» **What is required**
Will you output the entries below exactly, skipping every image they contain?

Excerpt from a dataset
◇ ◇ ◇ ◇

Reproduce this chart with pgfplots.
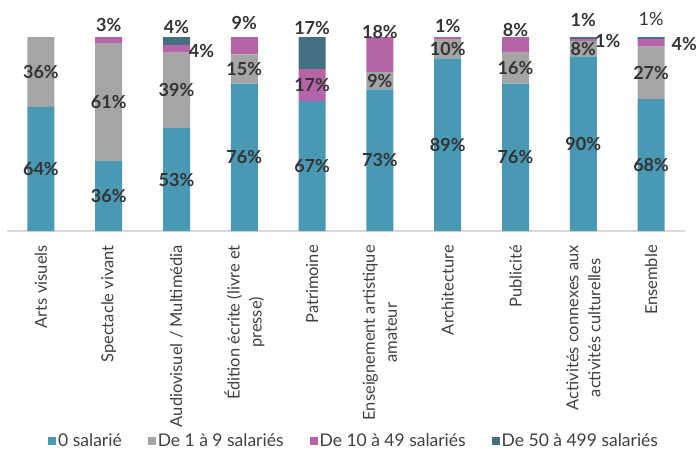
\documentclass[border=0pt]{standalone}
\usepackage{fontspec}
\setmainfont{Lato}
\usepackage{pgfplots}
\pgfplotsset{compat=1.18}
\definecolor{c0}{HTML}{4A99B4}
\definecolor{c1}{HTML}{A5A5A5}
\definecolor{c2}{HTML}{B664A8}
\definecolor{c3}{HTML}{436F80}
\definecolor{txt}{HTML}{333333}
\definecolor{tick}{HTML}{404040}
\tikzset{lab/.style={font=\fontsize{18}{18}\selectfont\bfseries, text=txt}}
\newcommand{\barlabels}{%
\node[lab] at (axis cs:0,32) {64\%};
\node[lab] at (axis cs:0,82) {36\%};
\node[lab] at (axis cs:1,18) {36\%};
\node[lab] at (axis cs:1,66.5) {61\%};
\node[lab] at (axis cs:1,106) {3\%};
\node[lab] at (axis cs:2,26.5) {53\%};
\node[lab] at (axis cs:2,72.5) {39\%};
\node[lab] at (axis cs:2.37,92.6) {4\%};
\node[lab] at (axis cs:2,105) {4\%};
\node[lab] at (axis cs:3,38) {76\%};
\node[lab] at (axis cs:3,83.5) {15\%};
\node[lab] at (axis cs:3,107) {9\%};
\node[lab] at (axis cs:4,33.5) {67\%};
\node[lab] at (axis cs:4,75) {17\%};
\node[lab] at (axis cs:4,104.5) {17\%};
\node[lab] at (axis cs:5,36.5) {73\%};
\node[lab] at (axis cs:5,77.5) {9\%};
\node[lab] at (axis cs:5,102.4) {18\%};
\node[lab] at (axis cs:6,44.5) {89\%};
\node[lab] at (axis cs:6,94) {10\%};
\node[lab] at (axis cs:6,105.5) {1\%};
\node[lab] at (axis cs:7,38) {76\%};
\node[lab] at (axis cs:7,84) {16\%};
\node[lab] at (axis cs:7,103.5) {8\%};
\node[lab] at (axis cs:8,45) {90\%};
\node[lab] at (axis cs:8,94) {8\%};
\node[lab] at (axis cs:8.36,97.8) {1\%};
\node[lab] at (axis cs:8,108.6) {1\%};
\node[lab] at (axis cs:9,34) {68\%};
\node[lab] at (axis cs:9,81.5) {27\%};
\node[lab] at (axis cs:9.49,96.2) {4\%};
\node[font=\fontsize{18}{18}\selectfont, text=txt] at (axis cs:9,109) {1\%};
}
\begin{document}
\begin{tikzpicture}
\path[use as bounding box] (-7pt,-219pt) rectangle (691pt,231pt);
\begin{axis}[
 at={(0pt,0pt)}, anchor=south west,
 scale only axis, width=678pt, height=194pt,
 ybar stacked, bar width=27pt,
 xmin=-0.5, xmax=9.5, ymin=0, ymax=100,
 axis x line*=bottom, axis y line=none,
 axis line style={draw=black!15, line width=1.5pt},
 xtick={0,...,9}, xtick style={draw=none},
 xticklabels={Arts visuels, Spectacle vivant, Audiovisuel / Multimédia, Édition écrite (livre et\\presse), Patrimoine, Enseignement artistique\\amateur, Architecture, Publicité, Activités connexes aux\\activités culturelles, Ensemble},
 xticklabel style={rotate=90, anchor=east, inner sep=0pt, align=center, font=\fontsize{16.5}{22}\selectfont, text=tick},
 xticklabel shift=14pt,
 clip=false,
 legend columns=4,
 legend style={at={(0.512,-1.082)}, anchor=center, draw=none, fill=none, font=\fontsize{17.5}{20}\selectfont, text=tick, /tikz/every even column/.append style={column sep=24pt}},
 legend image code/.code={\fill[#1] (0pt,-4pt) rectangle (8pt,4pt);},
 after end axis/.code={\barlabels},
]
\addplot[fill=c0, draw=none] coordinates {(0,64)(1,36)(2,53)(3,76)(4,67)(5,73)(6,89)(7,76)(8,90)(9,68)};
\addplot[fill=c1, draw=none] coordinates {(0,36)(1,61)(2,39)(3,15)(4,0)(5,9)(6,10)(7,16)(8,8)(9,27)};
\addplot[fill=c2, draw=none] coordinates {(0,0)(1,3)(2,4)(3,9)(4,16.5)(5,18)(6,1)(7,8)(8,1)(9,4)};
\addplot[fill=c3, draw=none] coordinates {(0,0)(1,0)(2,4)(3,0)(4,16.5)(5,0)(6,0)(7,0)(8,1)(9,1)};
\legend{0 salarié, De 1 à 9 salariés, De 10 à 49 salariés, De 50 à 499 salariés}
\end{axis}
\end{tikzpicture}
\end{document}
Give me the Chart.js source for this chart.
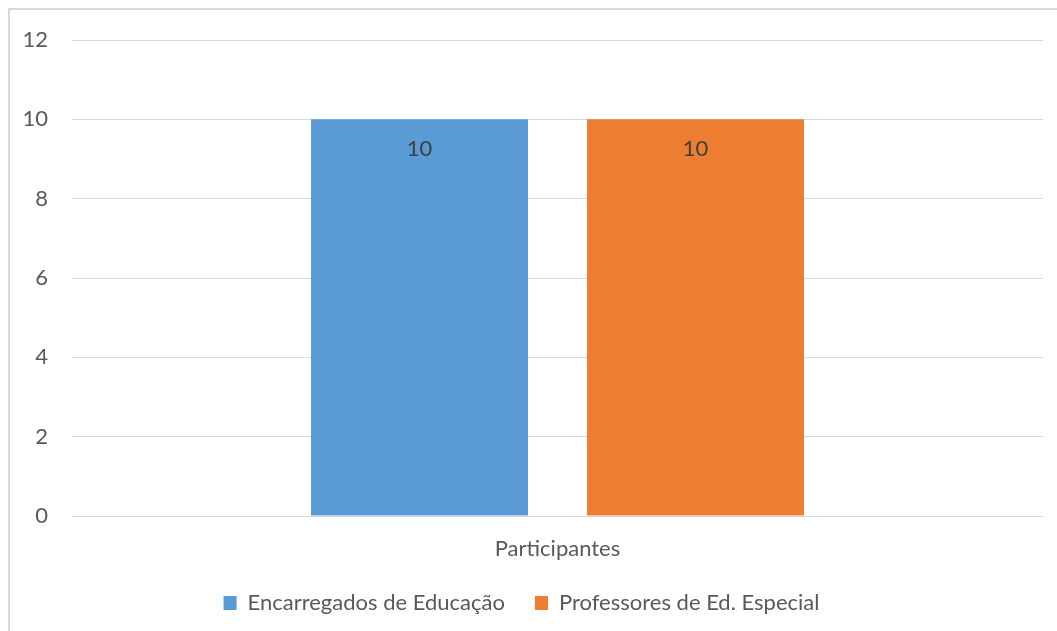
<!DOCTYPE html>
<html>
<head>
<meta charset="utf-8">
<script src="https://cdn.jsdelivr.net/npm/chart.js@4"></script>
<style>
  html, body { margin: 0; padding: 0; background: #fff; overflow: hidden; }
  #wrap { position: relative; width: 1057px; height: 631px; }
  #frame {
    position: absolute; left: 8px; top: 8px; width: 1100px; height: 700px;
    border-left: 2px solid #d9d9d9; border-top: 2px solid #d9d9d9;
  }
  canvas { position: absolute; left: 0; top: 0; }
</style>
</head>
<body>
<div id="wrap">
  <div id="frame"></div>
  <canvas id="chart" width="1057" height="631"></canvas>
</div>
<script>
// ── Dados ──
const categories = ['Participantes'];
const seriesNames = ['Encarregados de Educação', 'Professores de Ed. Especial'];
const encarregados = [10];
const professores = [10];
const yTicks = [0, 2, 4, 6, 8, 10, 12];

const FONT = "Lato, 'Open Sans', sans-serif";
const TXT = '#595959';

// ── Plugin: valor dentro do topo da barra ──
const innerLabels = {
  id: 'innerLabels',
  afterDatasetsDraw(chart) {
    const ctx = chart.ctx;
    chart.data.datasets.forEach((ds, di) => {
      chart.getDatasetMeta(di).data.forEach((bar, bi) => {
        const { x, y } = bar.getProps(['x', 'y'], true);
        ctx.save();
        ctx.font = `22px ${FONT}`;
        ctx.fillStyle = '#404040';
        ctx.textAlign = 'center';
        ctx.textBaseline = 'middle';
        ctx.fillText(String(ds.data[bi]), x, y + 30);
        ctx.restore();
      });
    });
  },
};

new Chart(document.getElementById('chart'), {
  type: 'bar',
  data: {
    labels: categories,
    datasets: [
      { label: seriesNames[0], data: encarregados, backgroundColor: '#5b9bd5' },
      { label: seriesNames[1], data: professores, backgroundColor: '#ed7d31' },
    ].map(ds => ({ ...ds, categoryPercentage: 0.5685, barPercentage: 0.786, borderWidth: 0 })),
  },
  plugins: [innerLabels],
  options: {
    responsive: false,
    animation: false,
    layout: { padding: { top: 40, right: 14, bottom: 7, left: 0 } },
    plugins: {
      legend: {
        position: 'bottom',
        labels: {
          boxWidth: 13, boxHeight: 14, padding: 30,
          color: TXT, font: { family: FONT, size: 22 },
        },
      },
      tooltip: { enabled: false },
    },
    scales: {
      x: {
        afterFit: s => { s.height = 46; },
        grid: { display: false, drawTicks: false },
        border: { display: false },
        ticks: { padding: 20, color: TXT, font: { family: FONT, size: 22 } },
      },
      y: {
        min: 0, max: 12,
        afterFit: s => { s.width = 72; },
        afterBuildTicks: s => { s.ticks = yTicks.map(v => ({ value: v })); },
        grid: { color: '#d9d9d9', lineWidth: 1, drawTicks: false },
        border: { display: false },
        ticks: { padding: 24, color: TXT, font: { family: FONT, size: 22 } },
      },
    },
  },
});
</script>
</body>
</html>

◇ ◇ ◇ ◇

» **Response**
Reproduce this chart with pgfplots.
\documentclass[border=0pt]{standalone}
\usepackage{fontspec}
\setmainfont{Lato}
\usepackage{pgfplots}
\pgfplotsset{compat=1.18}
\definecolor{c0}{HTML}{4A99B4}
\definecolor{c1}{HTML}{A5A5A5}
\definecolor{c2}{HTML}{B664A8}
\definecolor{c3}{HTML}{436F80}
\definecolor{txt}{HTML}{333333}
\definecolor{tick}{HTML}{404040}
\tikzset{lab/.style={font=\fontsize{18}{18}\selectfont\bfseries, text=txt}}
\newcommand{\barlabels}{%
\node[lab] at (axis cs:0,32) {64\%};
\node[lab] at (axis cs:0,82) {36\%};
\node[lab] at (axis cs:1,18) {36\%};
\node[lab] at (axis cs:1,66.5) {61\%};
\node[lab] at (axis cs:1,106) {3\%};
\node[lab] at (axis cs:2,26.5) {53\%};
\node[lab] at (axis cs:2,72.5) {39\%};
\node[lab] at (axis cs:2.37,92.6) {4\%};
\node[lab] at (axis cs:2,105) {4\%};
\node[lab] at (axis cs:3,38) {76\%};
\node[lab] at (axis cs:3,83.5) {15\%};
\node[lab] at (axis cs:3,107) {9\%};
\node[lab] at (axis cs:4,33.5) {67\%};
\node[lab] at (axis cs:4,75) {17\%};
\node[lab] at (axis cs:4,104.5) {17\%};
\node[lab] at (axis cs:5,36.5) {73\%};
\node[lab] at (axis cs:5,77.5) {9\%};
\node[lab] at (axis cs:5,102.4) {18\%};
\node[lab] at (axis cs:6,44.5) {89\%};
\node[lab] at (axis cs:6,94) {10\%};
\node[lab] at (axis cs:6,105.5) {1\%};
\node[lab] at (axis cs:7,38) {76\%};
\node[lab] at (axis cs:7,84) {16\%};
\node[lab] at (axis cs:7,103.5) {8\%};
\node[lab] at (axis cs:8,45) {90\%};
\node[lab] at (axis cs:8,94) {8\%};
\node[lab] at (axis cs:8.36,97.8) {1\%};
\node[lab] at (axis cs:8,108.6) {1\%};
\node[lab] at (axis cs:9,34) {68\%};
\node[lab] at (axis cs:9,81.5) {27\%};
\node[lab] at (axis cs:9.49,96.2) {4\%};
\node[font=\fontsize{18}{18}\selectfont, text=txt] at (axis cs:9,109) {1\%};
}
\begin{document}
\begin{tikzpicture}
\path[use as bounding box] (-7pt,-219pt) rectangle (691pt,231pt);
\begin{axis}[
 at={(0pt,0pt)}, anchor=south west,
 scale only axis, width=678pt, height=194pt,
 ybar stacked, bar width=27pt,
 xmin=-0.5, xmax=9.5, ymin=0, ymax=100,
 axis x line*=bottom, axis y line=none,
 axis line style={draw=black!15, line width=1.5pt},
 xtick={0,...,9}, xtick style={draw=none},
 xticklabels={Arts visuels, Spectacle vivant, Audiovisuel / Multimédia, Édition écrite (livre et\\presse), Patrimoine, Enseignement artistique\\amateur, Architecture, Publicité, Activités connexes aux\\activités culturelles, Ensemble},
 xticklabel style={rotate=90, anchor=east, inner sep=0pt, align=center, font=\fontsize{16.5}{22}\selectfont, text=tick},
 xticklabel shift=14pt,
 clip=false,
 legend columns=4,
 legend style={at={(0.512,-1.082)}, anchor=center, draw=none, fill=none, font=\fontsize{17.5}{20}\selectfont, text=tick, /tikz/every even column/.append style={column sep=24pt}},
 legend image code/.code={\fill[#1] (0pt,-4pt) rectangle (8pt,4pt);},
 after end axis/.code={\barlabels},
]
\addplot[fill=c0, draw=none] coordinates {(0,64)(1,36)(2,53)(3,76)(4,67)(5,73)(6,89)(7,76)(8,90)(9,68)};
\addplot[fill=c1, draw=none] coordinates {(0,36)(1,61)(2,39)(3,15)(4,0)(5,9)(6,10)(7,16)(8,8)(9,27)};
\addplot[fill=c2, draw=none] coordinates {(0,0)(1,3)(2,4)(3,9)(4,16.5)(5,18)(6,1)(7,8)(8,1)(9,4)};
\addplot[fill=c3, draw=none] coordinates {(0,0)(1,0)(2,4)(3,0)(4,16.5)(5,0)(6,0)(7,0)(8,1)(9,1)};
\legend{0 salarié, De 1 à 9 salariés, De 10 à 49 salariés, De 50 à 499 salariés}
\end{axis}
\end{tikzpicture}
\end{document}
Give me the Chart.js source for this chart.
<!DOCTYPE html>
<html>
<head>
<meta charset="utf-8">
<script src="https://cdn.jsdelivr.net/npm/chart.js@4"></script>
<style>
  html, body { margin: 0; padding: 0; background: #fff; overflow: hidden; }
  #wrap { position: relative; width: 1057px; height: 631px; }
  #frame {
    position: absolute; left: 8px; top: 8px; width: 1100px; height: 700px;
    border-left: 2px solid #d9d9d9; border-top: 2px solid #d9d9d9;
  }
  canvas { position: absolute; left: 0; top: 0; }
</style>
</head>
<body>
<div id="wrap">
  <div id="frame"></div>
  <canvas id="chart" width="1057" height="631"></canvas>
</div>
<script>
// ── Dados ──
const categories = ['Participantes'];
const seriesNames = ['Encarregados de Educação', 'Professores de Ed. Especial'];
const encarregados = [10];
const professores = [10];
const yTicks = [0, 2, 4, 6, 8, 10, 12];

const FONT = "Lato, 'Open Sans', sans-serif";
const TXT = '#595959';

// ── Plugin: valor dentro do topo da barra ──
const innerLabels = {
  id: 'innerLabels',
  afterDatasetsDraw(chart) {
    const ctx = chart.ctx;
    chart.data.datasets.forEach((ds, di) => {
      chart.getDatasetMeta(di).data.forEach((bar, bi) => {
        const { x, y } = bar.getProps(['x', 'y'], true);
        ctx.save();
        ctx.font = `22px ${FONT}`;
        ctx.fillStyle = '#404040';
        ctx.textAlign = 'center';
        ctx.textBaseline = 'middle';
        ctx.fillText(String(ds.data[bi]), x, y + 30);
        ctx.restore();
      });
    });
  },
};

new Chart(document.getElementById('chart'), {
  type: 'bar',
  data: {
    labels: categories,
    datasets: [
      { label: seriesNames[0], data: encarregados, backgroundColor: '#5b9bd5' },
      { label: seriesNames[1], data: professores, backgroundColor: '#ed7d31' },
    ].map(ds => ({ ...ds, categoryPercentage: 0.5685, barPercentage: 0.786, borderWidth: 0 })),
  },
  plugins: [innerLabels],
  options: {
    responsive: false,
    animation: false,
    layout: { padding: { top: 40, right: 14, bottom: 7, left: 0 } },
    plugins: {
      legend: {
        position: 'bottom',
        labels: {
          boxWidth: 13, boxHeight: 14, padding: 30,
          color: TXT, font: { family: FONT, size: 22 },
        },
      },
      tooltip: { enabled: false },
    },
    scales: {
      x: {
        afterFit: s => { s.height = 46; },
        grid: { display: false, drawTicks: false },
        border: { display: false },
        ticks: { padding: 20, color: TXT, font: { family: FONT, size: 22 } },
      },
      y: {
        min: 0, max: 12,
        afterFit: s => { s.width = 72; },
        afterBuildTicks: s => { s.ticks = yTicks.map(v => ({ value: v })); },
        grid: { color: '#d9d9d9', lineWidth: 1, drawTicks: false },
        border: { display: false },
        ticks: { padding: 24, color: TXT, font: { family: FONT, size: 22 } },
      },
    },
  },
});
</script>
</body>
</html>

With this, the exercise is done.